For broadcasters, interview shooters, and on-camera creators, the display is a genuine differentiator. For anyone clipping a mic inside a jacket, it's irrelevant.
Who should buy it now and who should wait
Insta360 is pitching the Mic Pro as a single system that replaces several separate pieces of gear: a lapel-style wireless mic, an on-camera directional mic, a voice-isolation processor, and a field-recorder backup. For solo creators and vloggers, the direct camera integration, four pickup modes, and 10-hour transmitter battery cover most single-operator needs. The Direct Connect feature removes the receiver entirely when shooting on compatible Insta360 cameras.
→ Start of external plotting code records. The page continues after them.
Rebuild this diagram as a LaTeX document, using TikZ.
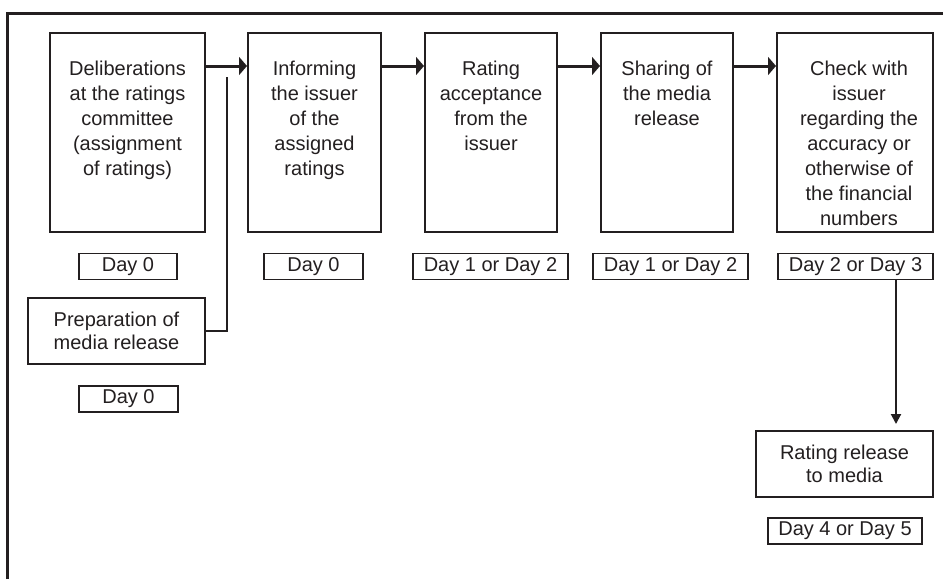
\documentclass[tikz,border=0pt]{standalone}
\usepackage{fontspec}
\setmainfont{Liberation Sans}
\usetikzlibrary{arrows.meta}

\definecolor{ink}{HTML}{231F20}

\begin{document}
\begin{tikzpicture}[x=1pt, y=-1pt,
  every node/.style={font=\fontsize{20}{25}\selectfont, text=ink},
  stepbox/.style={draw=ink, line width=2pt, minimum height=199pt, inner sep=0pt},
  steptext/.style={anchor=north, align=center, inner sep=0pt},
  infobox/.style={draw=ink, line width=2pt, minimum height=66pt, inner sep=0pt, align=center,
    font=\fontsize{20}{23}\selectfont},
  daybox/.style={draw=ink, line width=1.2pt, minimum height=26pt, inner sep=0pt},
  flowarrow/.style={draw=ink, line width=3pt, -{Triangle[length=8pt, width=18pt]}},
  downarrow/.style={draw=ink, line width=2pt, -{Triangle[length=10pt, width=10pt]}}]

\useasboundingbox (0,0) rectangle (943,579);

\draw[ink, line width=3pt] (7,579) -- (7,13) -- (943,13);

\node[stepbox, minimum width=155pt] (s1) at (127.5,132.5) {};
\node[stepbox, minimum width=133pt] (s2) at (314.5,132.5) {};
\node[stepbox, minimum width=132pt] (s3) at (491,132.5) {};
\node[stepbox, minimum width=132pt] (s4) at (667,132.5) {};
\node[stepbox, minimum width=156pt] (s5) at (855,132.5) {};

\node[steptext] (t1) at ([yshift=-29pt]s1.north) {Deliberations\\at the ratings\\committee\\(assignment\\of ratings)};
\node[steptext] (t2) at ([yshift=-29pt]s2.north) {Informing\\the issuer\\of the\\assigned\\ratings};
\node[steptext] (t3) at ([yshift=-29pt]s3.north) {Rating\\acceptance\\from the\\issuer};
\node[steptext] (t4) at ([yshift=-29pt]s4.north) {Sharing of\\the media\\release};
\node[steptext] (t5) at ([xshift=4pt, yshift=-29pt]s5.north) {Check with\\issuer\\regarding the\\accuracy or\\otherwise of\\the financial\\numbers};

\node[daybox, minimum width=98pt] (d1) at (128,266.5) {Day 0};
\node[daybox, minimum width=99pt] (d2) at (313.5,266.5) {Day 0};
\node[daybox, minimum width=155pt] (d3) at (490.5,266.5) {Day 1 or Day 2};
\node[daybox, minimum width=155pt] (d4) at (670.5,266.5) {Day 1 or Day 2};
\node[daybox, minimum width=155pt] (d5) at (855.5,266.5) {Day 2 or Day 3};

\node[infobox, minimum width=177pt] (prep) at (116.5,331) {Preparation of\\media release};
\node[daybox, minimum width=99pt] (d6) at (128.5,399) {Day 0};

\node[infobox, minimum width=177pt] (rel) at (844.5,464) {Rating release\\to media};
\node[daybox, minimum width=154pt] (d7) at (845,531) {Day 4 or Day 5};

\draw[flowarrow] ([yshift=-34pt]s1.north east) -- ([yshift=-34pt]s2.north west);
\draw[flowarrow] ([yshift=-34pt]s2.north east) -- ([yshift=-34pt]s3.north west);
\draw[flowarrow] ([yshift=-34pt]s3.north east) -- ([yshift=-34pt]s4.north west);
\draw[flowarrow] ([yshift=-34pt]s4.north east) -- ([yshift=-34pt]s5.north west);

\coordinate (jtop) at (227,77);
\draw[ink, line width=2pt] (prep.east) -| (jtop);

\draw[downarrow, shorten >=6pt] ([xshift=40.5pt]d5.south) -- ([xshift=40.5pt]d5.south |- rel.north);

\end{tikzpicture}
\end{document}
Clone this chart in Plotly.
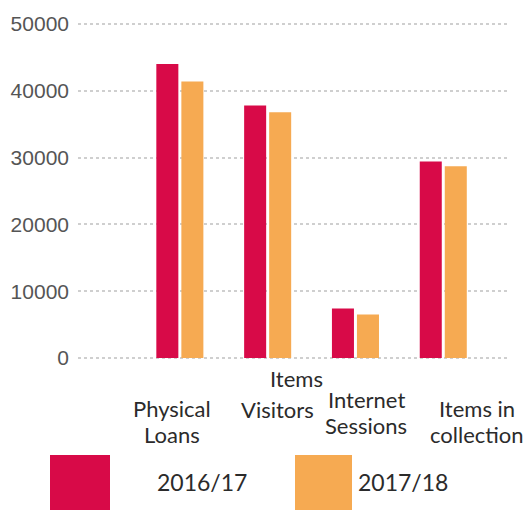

For interview and event work, the internal backup architecture addresses the core risk: unexpected audio peaks and wireless dropouts. The 4-to-1 multi-transmitter mode handles up to four isolated sources without additional hardware. Small-crew and multi-camera productions get 2-to-4 routing, timecode sync, and the Sony four-channel output, pushing the Mic Pro into territory where most consumer-adjacent wireless mics don't compete.
A few reasons to wait. RF reliability in congested environments remains untested at launch. Dual-transmitter Direct Connect is arriving with future Insta360 camera releases, not current hardware. Price comparisons against full Rode, Saramonic, and Hollyland bundles aren't yet available. A firmware update is also mandatory before first use, flagged by Basic Tutorials today as a required step, not an optional one.
At US$329.99, the Mic Pro arrives with one of the more feature-heavy spec sheets in this price bracket based on launch specs, confirmed by Insta360 today. The DJI Mic 3 is the closest like-for-like competitor; Basic Tutorials gave the Mic Pro the early edge on noise cancellation, though that assessment rests on initial impressions rather than systematic testing. How the system holds up in congested RF environments the one thing no reviewer has tested yet will determine whether the spec sheet translates to set reliability.